The Renewable Fuels Association (RFA) filed comments this week with the California Air Resources Board on the future of the state’s Low Carbon Fuel Standard, stressing that it must be technology-neutral and allow low-carbon renewable fuels to compete in the marketplace to achieve carbon neutrality by 2045.
RFA submitted the comments in response to a July 7 CARB workshop in which the agency laid out potential modifications to the LCFS and discussed options for the program’s design after 2030. Kelly Davis, RFA’s Vice President for Technical and Regulatory Affairs, urged CARB to ensure that the LCFS maintains its fuel-neutral focus and refrain from picking technology winners and losers.
“The hallmark of success of the LCFS is its market-based, technology-neutral approach that is driven by the carbon intensity scores of all fuels whether generating credits or deficits,” Davis wrote. “The RFA supports California’s goal of carbon neutrality by 2045. This is an aggressive, but achievable goal that will require a broad portfolio of low- and zero-carbon fuel solutions. The LCFS is a centerpiece policy in California’s decarbonization efforts and modifying and extending the LCFS regulation beyond 2030 is necessary to achieve carbon neutrality.”

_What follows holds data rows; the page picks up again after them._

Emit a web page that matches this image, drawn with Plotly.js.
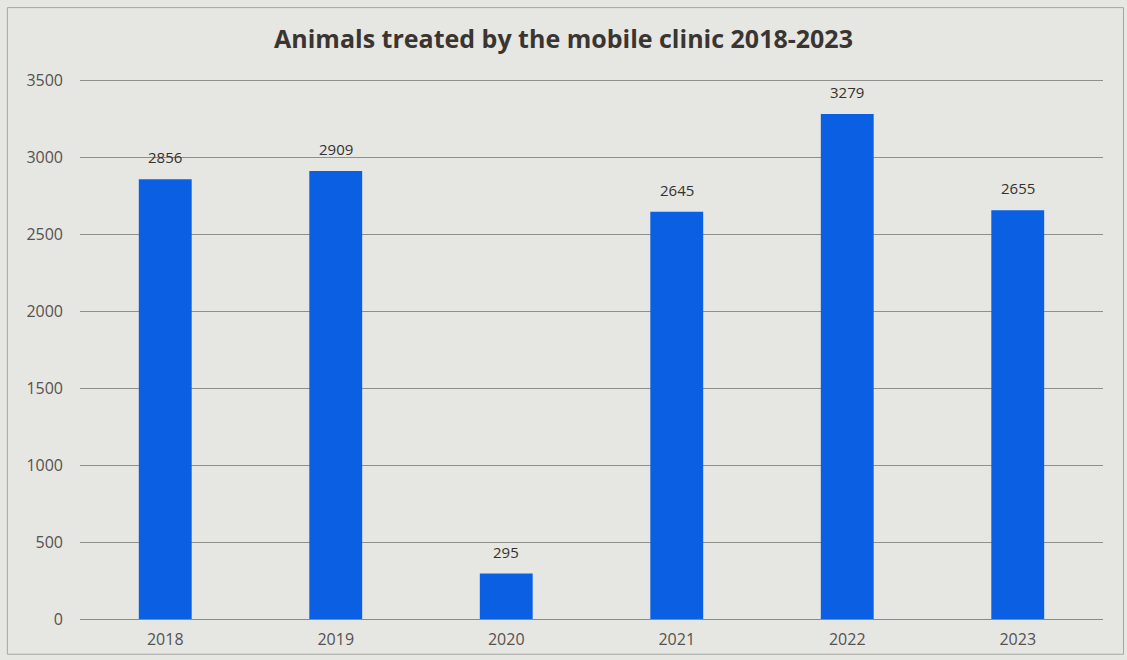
<!DOCTYPE html>
<html>
<head>
<meta charset="utf-8">
<script src="https://cdn.plot.ly/plotly-3.0.1.min.js"></script>
<style>
html,body{margin:0;padding:0;background:#e6e6e3;}
#chart{width:1127px;height:660px;}
</style>
</head>
<body>
<div id="chart"></div>
<script>
const years = ["2018", "2019", "2020", "2021", "2022", "2023"];
const animalsTreated = [2856, 2909, 295, 2645, 3279, 2655];
const yTicks = [0, 500, 1000, 1500, 2000, 2500, 3000, 3500];
const chartTitle = "Animals treated by the mobile clinic 2018-2023";

const trace = {
  type: "bar",
  x: years,
  y: animalsTreated,
  width: 0.31,
  marker: {color: "#0a5fe2"},
  hoverinfo: "x+y"
};

// category axis: annotations are placed by category index
const labelAnnotations = years.map((yr, i) => ({
  x: i, y: animalsTreated[i], xref: "x", yref: "y",
  text: String(animalsTreated[i]),
  showarrow: false, yanchor: "bottom", yshift: 10,
  font: {family: "Open Sans, sans-serif", size: 15, color: "#35312d"}
}));

const layout = {
  width: 1127,
  height: 660,
  paper_bgcolor: "#e6e6e3",
  plot_bgcolor: "#e6e6e3",
  margin: {l: 80, r: 24, t: 77, b: 41},
  title: {
    text: "<b>" + chartTitle + "</b>",
    x: 0.5, xanchor: "center",
    y: 0.94, yanchor: "middle",
    font: {family: "Open Sans, sans-serif", size: 25, color: "#3a3530"}
  },
  xaxis: {
    type: "category",
    categoryarray: years,
    range: [-0.5, years.length - 0.5],
    showgrid: false,
    showline: true,
    linecolor: "#8a8a88",
    linewidth: 1,
    ticks: "",
    tickfont: {family: "Open Sans, sans-serif", size: 16, color: "#55524f"},
    ticklabelstandoff: 6
  },
  yaxis: {
    range: [0, 3520],
    tickvals: yTicks,
    ticktext: yTicks.map(String),
    showgrid: true,
    gridcolor: "#8f8f8d",
    gridwidth: 1,
    zeroline: false,
    showline: false,
    ticks: "",
    tickfont: {family: "Open Sans, sans-serif", size: 16, color: "#55524f"},
    ticklabelstandoff: 16
  },
  annotations: labelAnnotations,
  showlegend: false,
  shapes: [{
    type: "rect", xref: "paper", yref: "paper",
    x0: -0.071, x1: 1.02, y0: -0.065, y1: 1.128,
    line: {color: "#a5a5a2", width: 1}
  }]
};

Plotly.newPlot("chart", [trace], layout, {displayModeBar: false, staticPlot: true});
</script>
</body>
</html>
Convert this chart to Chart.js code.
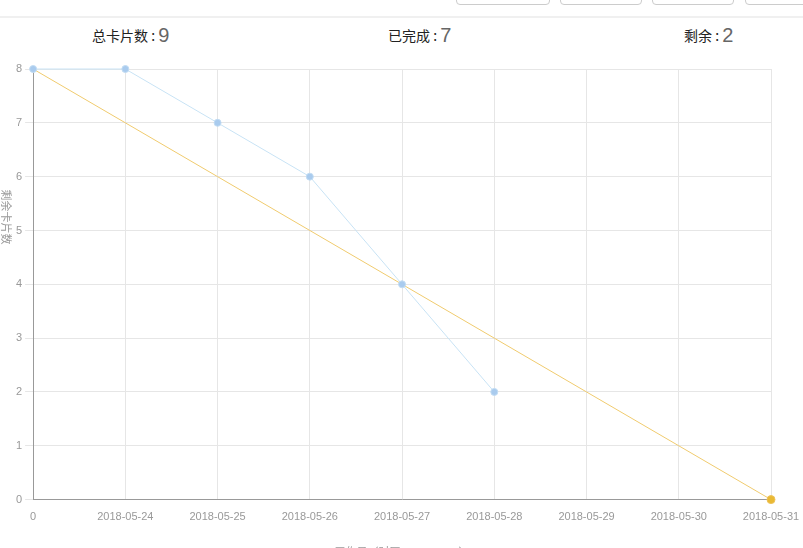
<!DOCTYPE html>
<html lang="zh">
<head>
  <meta charset="UTF-8">
  <title>燃尽图</title>
  <style>
    html, body { margin: 0; padding: 0; background: #fff; overflow: hidden; }
    body { width: 803px; height: 548px; position: relative; font-family: "Liberation Sans", "Noto Sans CJK SC", sans-serif; }
    .topbar { position: absolute; left: 0; top: 0; width: 803px; height: 16px; border-bottom: 2px solid #f0f0f0; }
    .btn { position: absolute; top: -6px; height: 9px; border: 1px solid #ccc; border-radius: 4px; background: #fff; }
    .stat { position: absolute; top: 24px; white-space: nowrap; color: #222; font-size: 14px; font-family: "Noto Sans CJK SC", sans-serif; }
    .stat b { font-weight: normal; font-size: 20px; color: #666; font-family: "Liberation Sans", sans-serif; vertical-align: -1px; }
    #chart { position: absolute; left: 0; top: 50px; }
  </style>
</head>
<body>
  <div class="topbar">
    <div class="btn" style="left:456px;width:92px"></div>
    <div class="btn" style="left:560px;width:80px"></div>
    <div class="btn" style="left:652px;width:80px"></div>
    <div class="btn" style="left:745px;width:80px"></div>
  </div>
  <div class="stat" style="left:92px">总卡片数 : <b>9</b></div>
  <div class="stat" style="left:388px">已完成 : <b>7</b></div>
  <div class="stat" style="left:684px">剩余 : <b>2</b></div>
  <canvas id="chart" width="803" height="520"></canvas>

  <script src="https://cdn.jsdelivr.net/npm/chart.js@4/dist/chart.umd.min.js"></script>
  <script>
    // x 轴日期
    const categories = ['0', '2018-05-24', '2018-05-25', '2018-05-26', '2018-05-27',
      '2018-05-28', '2018-05-29', '2018-05-30', '2018-05-31'];
    // 实际剩余卡片
    const remaining = [8, 8, 7, 6, 4, 2];
    // 理想燃尽线
    const ideal = [8, 7, 6, 5, 4, 3, 2, 1, 0];
    const yMax = 8;

    const yTitle = '剩余卡片数';
    const xTitle = '工作日（时区 GMT +8:00 ）';

    // y 轴标题顺时针旋转
    const yTitlePlugin = {
      id: 'yTitle',
      afterDraw(chart) {
        const ctx = chart.ctx;
        ctx.save();
        ctx.translate(6, 167);
        ctx.rotate(Math.PI / 2);
        ctx.font = '11px "Noto Sans CJK SC", sans-serif';
        ctx.fillStyle = '#999';
        ctx.textAlign = 'center';
        ctx.textBaseline = 'middle';
        ctx.fillText(yTitle, 0, 0);
        ctx.restore();
      }
    };

    const tickFont = { family: '"Liberation Sans", Arial, sans-serif', size: 11 };

    new Chart(document.querySelector('#chart').getContext('2d'), {
      type: 'line',
      data: {
        labels: categories,
        datasets: [{
          label: '实际',
          data: remaining,
          borderColor: '#c8e3f5',
          borderWidth: 1,
          backgroundColor: '#a9cbee',
          pointBorderColor: '#c2dcf3',
          pointBackgroundColor: '#a9cbee',
          pointRadius: 3.5,
          pointBorderWidth: 1,
          tension: 0,
          fill: false,
          clip: false
        }, {
          label: '理想',
          data: ideal,
          borderColor: '#f0cb6e',
          borderWidth: 1,
          pointBackgroundColor: '#e9b933',
          pointBorderColor: '#eec25a',
          pointRadius: (c) => c.dataIndex === ideal.length - 1 ? 4 : 0,
          tension: 0,
          fill: false,
          clip: false
        }]
      },
      options: {
        responsive: false,
        animation: false,
        layout: { padding: { left: 13, right: 0, top: 19, bottom: 4 } },
        plugins: {
          legend: { display: false },
          tooltip: { enabled: false }
        },
        scales: {
          x: {
            afterFit: (s) => { s.paddingRight = 32; s.paddingLeft = 0; },
            grid: { color: '#e6e6e6', drawTicks: false },
            border: { color: '#999' },
            ticks: { color: '#999', font: tickFont, padding: 11, maxRotation: 0, autoSkip: false },
            title: {
              display: true,
              text: xTitle,
              color: '#999',
              font: { family: '"Noto Sans CJK SC", sans-serif', size: 11 },
              padding: { top: 10, bottom: 8 }
            }
          },
          y: {
            min: 0,
            max: yMax,
            grid: { color: '#e6e6e6', tickLength: 8 },
            border: { color: '#999' },
            ticks: { color: '#999', font: tickFont, stepSize: 1, padding: 3 }
          }
        }
      },
      plugins: [yTitlePlugin]
    });
  </script>
</body>
</html>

RFA’s comments also stated that any sort of cap on crop-based biofuels—a concept that was discussed at the July workshop—would undermine the technology-neutral design of the LCFS and chill investments in low-carbon technologies. “Capping crop-based biofuel production would be the wrong market signal for an industry that continues to grow and innovate in meeting food, feed, fiber, and fuel markets,” according to the comments.